- **TO DO**:
Don't include pictures. Quote the lines below from the first through the line that contains "1200, 1400, 1600];".

- **INFORMATION SUPPLIED**:
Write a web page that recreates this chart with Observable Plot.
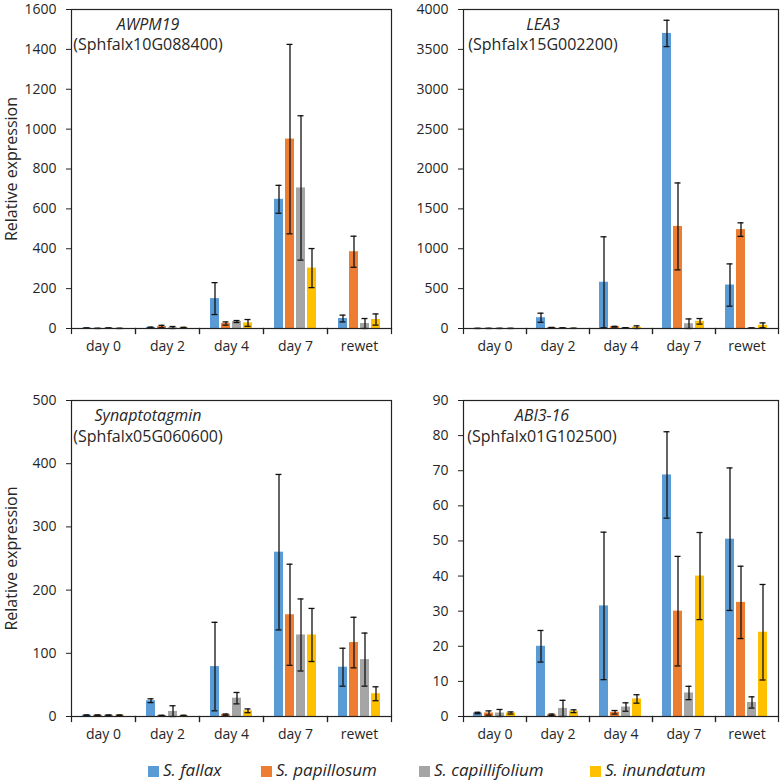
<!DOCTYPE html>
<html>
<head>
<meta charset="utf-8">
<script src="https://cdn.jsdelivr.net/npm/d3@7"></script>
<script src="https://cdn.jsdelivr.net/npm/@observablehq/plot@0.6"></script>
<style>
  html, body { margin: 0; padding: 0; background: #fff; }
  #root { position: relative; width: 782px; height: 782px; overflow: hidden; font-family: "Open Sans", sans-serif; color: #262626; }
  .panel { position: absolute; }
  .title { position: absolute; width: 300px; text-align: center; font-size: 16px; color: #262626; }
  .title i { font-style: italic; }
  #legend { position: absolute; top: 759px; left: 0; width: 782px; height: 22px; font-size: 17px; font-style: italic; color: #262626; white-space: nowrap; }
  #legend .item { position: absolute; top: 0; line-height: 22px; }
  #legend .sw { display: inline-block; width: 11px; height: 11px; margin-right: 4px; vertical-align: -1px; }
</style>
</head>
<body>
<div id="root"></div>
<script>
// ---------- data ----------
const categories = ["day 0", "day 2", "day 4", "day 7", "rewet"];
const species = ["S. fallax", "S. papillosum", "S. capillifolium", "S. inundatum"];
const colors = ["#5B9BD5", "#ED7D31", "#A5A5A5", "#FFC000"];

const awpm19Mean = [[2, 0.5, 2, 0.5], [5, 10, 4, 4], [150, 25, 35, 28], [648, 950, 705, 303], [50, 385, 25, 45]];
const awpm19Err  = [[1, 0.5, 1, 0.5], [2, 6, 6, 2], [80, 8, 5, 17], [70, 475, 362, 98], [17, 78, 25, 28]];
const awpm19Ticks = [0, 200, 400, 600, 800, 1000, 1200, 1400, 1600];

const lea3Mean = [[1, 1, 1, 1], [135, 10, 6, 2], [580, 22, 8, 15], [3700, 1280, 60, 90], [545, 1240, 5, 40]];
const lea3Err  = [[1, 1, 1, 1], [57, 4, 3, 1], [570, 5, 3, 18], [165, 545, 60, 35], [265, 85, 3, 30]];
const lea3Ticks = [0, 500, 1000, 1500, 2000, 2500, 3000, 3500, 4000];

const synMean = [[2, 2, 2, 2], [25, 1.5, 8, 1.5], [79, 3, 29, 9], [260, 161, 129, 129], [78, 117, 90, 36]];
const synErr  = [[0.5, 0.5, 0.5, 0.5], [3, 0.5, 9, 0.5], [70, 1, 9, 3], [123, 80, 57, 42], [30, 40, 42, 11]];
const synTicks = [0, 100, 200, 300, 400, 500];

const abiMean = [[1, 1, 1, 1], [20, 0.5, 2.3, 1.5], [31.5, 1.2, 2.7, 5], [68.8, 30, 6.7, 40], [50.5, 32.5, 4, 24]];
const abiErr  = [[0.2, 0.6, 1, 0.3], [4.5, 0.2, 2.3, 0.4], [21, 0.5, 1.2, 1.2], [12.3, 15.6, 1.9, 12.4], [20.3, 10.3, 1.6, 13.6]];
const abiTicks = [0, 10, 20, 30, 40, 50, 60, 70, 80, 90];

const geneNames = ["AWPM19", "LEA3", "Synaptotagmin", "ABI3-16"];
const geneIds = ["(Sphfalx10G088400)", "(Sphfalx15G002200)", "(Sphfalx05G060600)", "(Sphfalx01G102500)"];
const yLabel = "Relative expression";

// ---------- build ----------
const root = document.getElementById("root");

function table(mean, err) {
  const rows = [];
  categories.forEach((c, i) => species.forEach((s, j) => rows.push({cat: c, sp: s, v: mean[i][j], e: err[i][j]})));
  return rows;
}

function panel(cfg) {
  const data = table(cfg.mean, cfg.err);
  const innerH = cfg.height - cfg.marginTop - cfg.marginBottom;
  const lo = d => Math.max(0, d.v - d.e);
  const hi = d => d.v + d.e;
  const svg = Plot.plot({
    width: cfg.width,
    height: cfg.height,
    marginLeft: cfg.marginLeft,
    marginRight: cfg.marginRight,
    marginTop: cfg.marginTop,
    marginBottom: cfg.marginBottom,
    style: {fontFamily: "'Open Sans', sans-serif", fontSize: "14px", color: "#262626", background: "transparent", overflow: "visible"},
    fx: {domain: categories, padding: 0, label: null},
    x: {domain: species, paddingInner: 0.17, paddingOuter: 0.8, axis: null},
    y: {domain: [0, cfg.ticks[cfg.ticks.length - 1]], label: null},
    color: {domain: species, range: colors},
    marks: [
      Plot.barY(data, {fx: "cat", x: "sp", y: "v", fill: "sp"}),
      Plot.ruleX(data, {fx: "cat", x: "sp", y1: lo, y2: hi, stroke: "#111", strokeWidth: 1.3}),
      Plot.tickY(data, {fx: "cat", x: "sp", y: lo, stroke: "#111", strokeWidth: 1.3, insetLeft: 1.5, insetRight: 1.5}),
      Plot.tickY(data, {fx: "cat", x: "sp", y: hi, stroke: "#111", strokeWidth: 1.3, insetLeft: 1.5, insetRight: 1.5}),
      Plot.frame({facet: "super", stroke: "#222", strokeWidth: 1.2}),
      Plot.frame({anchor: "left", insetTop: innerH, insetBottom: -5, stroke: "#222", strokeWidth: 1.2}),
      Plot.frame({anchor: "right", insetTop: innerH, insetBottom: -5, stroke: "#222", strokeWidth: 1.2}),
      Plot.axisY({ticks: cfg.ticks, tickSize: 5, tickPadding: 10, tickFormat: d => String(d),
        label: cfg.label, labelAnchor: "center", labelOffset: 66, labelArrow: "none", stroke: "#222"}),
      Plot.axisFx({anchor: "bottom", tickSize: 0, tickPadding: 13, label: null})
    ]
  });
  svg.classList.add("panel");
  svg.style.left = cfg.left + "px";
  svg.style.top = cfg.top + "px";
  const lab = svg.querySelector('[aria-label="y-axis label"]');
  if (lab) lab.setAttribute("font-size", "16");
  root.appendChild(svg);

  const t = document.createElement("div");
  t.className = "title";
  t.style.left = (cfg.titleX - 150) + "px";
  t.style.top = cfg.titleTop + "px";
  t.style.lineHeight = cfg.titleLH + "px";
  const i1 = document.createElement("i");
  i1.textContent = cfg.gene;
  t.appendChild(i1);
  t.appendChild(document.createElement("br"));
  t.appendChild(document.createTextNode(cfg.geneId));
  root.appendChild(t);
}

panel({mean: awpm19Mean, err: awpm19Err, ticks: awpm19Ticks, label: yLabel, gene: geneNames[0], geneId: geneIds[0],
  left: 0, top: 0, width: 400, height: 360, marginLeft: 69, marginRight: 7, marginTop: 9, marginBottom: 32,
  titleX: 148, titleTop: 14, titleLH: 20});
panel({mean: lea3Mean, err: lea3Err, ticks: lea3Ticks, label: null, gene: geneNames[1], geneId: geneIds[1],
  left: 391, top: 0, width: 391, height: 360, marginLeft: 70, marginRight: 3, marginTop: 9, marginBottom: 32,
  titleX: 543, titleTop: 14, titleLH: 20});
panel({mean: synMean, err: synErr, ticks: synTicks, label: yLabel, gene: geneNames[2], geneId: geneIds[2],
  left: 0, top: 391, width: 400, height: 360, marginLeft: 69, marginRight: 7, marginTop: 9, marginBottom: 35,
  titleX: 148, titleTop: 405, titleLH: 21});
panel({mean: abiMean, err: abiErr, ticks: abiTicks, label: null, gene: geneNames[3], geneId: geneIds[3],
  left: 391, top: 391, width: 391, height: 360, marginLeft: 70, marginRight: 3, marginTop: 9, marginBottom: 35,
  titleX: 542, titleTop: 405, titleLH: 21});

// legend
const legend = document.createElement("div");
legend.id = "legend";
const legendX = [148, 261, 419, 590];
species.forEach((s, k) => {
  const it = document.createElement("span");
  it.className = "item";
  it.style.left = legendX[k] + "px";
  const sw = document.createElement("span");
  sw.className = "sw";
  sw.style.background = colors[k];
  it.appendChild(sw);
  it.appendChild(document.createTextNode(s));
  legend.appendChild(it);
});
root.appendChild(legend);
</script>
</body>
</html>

- **WRITTEN REPLY**:
Write a web page that recreates this chart with Observable Plot.
<!DOCTYPE html>
<html>
<head>
<meta charset="utf-8">
<script src="https://cdn.jsdelivr.net/npm/d3@7"></script>
<script src="https://cdn.jsdelivr.net/npm/@observablehq/plot@0.6"></script>
<style>
  html, body { margin: 0; padding: 0; background: #fff; }
  #root { position: relative; width: 782px; height: 782px; overflow: hidden; font-family: "Open Sans", sans-serif; color: #262626; }
  .panel { position: absolute; }
  .title { position: absolute; width: 300px; text-align: center; font-size: 16px; color: #262626; }
  .title i { font-style: italic; }
  #legend { position: absolute; top: 759px; left: 0; width: 782px; height: 22px; font-size: 17px; font-style: italic; color: #262626; white-space: nowrap; }
  #legend .item { position: absolute; top: 0; line-height: 22px; }
  #legend .sw { display: inline-block; width: 11px; height: 11px; margin-right: 4px; vertical-align: -1px; }
</style>
</head>
<body>
<div id="root"></div>
<script>
// ---------- data ----------
const categories = ["day 0", "day 2", "day 4", "day 7", "rewet"];
const species = ["S. fallax", "S. papillosum", "S. capillifolium", "S. inundatum"];
const colors = ["#5B9BD5", "#ED7D31", "#A5A5A5", "#FFC000"];

const awpm19Mean = [[2, 0.5, 2, 0.5], [5, 10, 4, 4], [150, 25, 35, 28], [648, 950, 705, 303], [50, 385, 25, 45]];
const awpm19Err  = [[1, 0.5, 1, 0.5], [2, 6, 6, 2], [80, 8, 5, 17], [70, 475, 362, 98], [17, 78, 25, 28]];
const awpm19Ticks = [0, 200, 400, 600, 800, 1000, 1200, 1400, 1600];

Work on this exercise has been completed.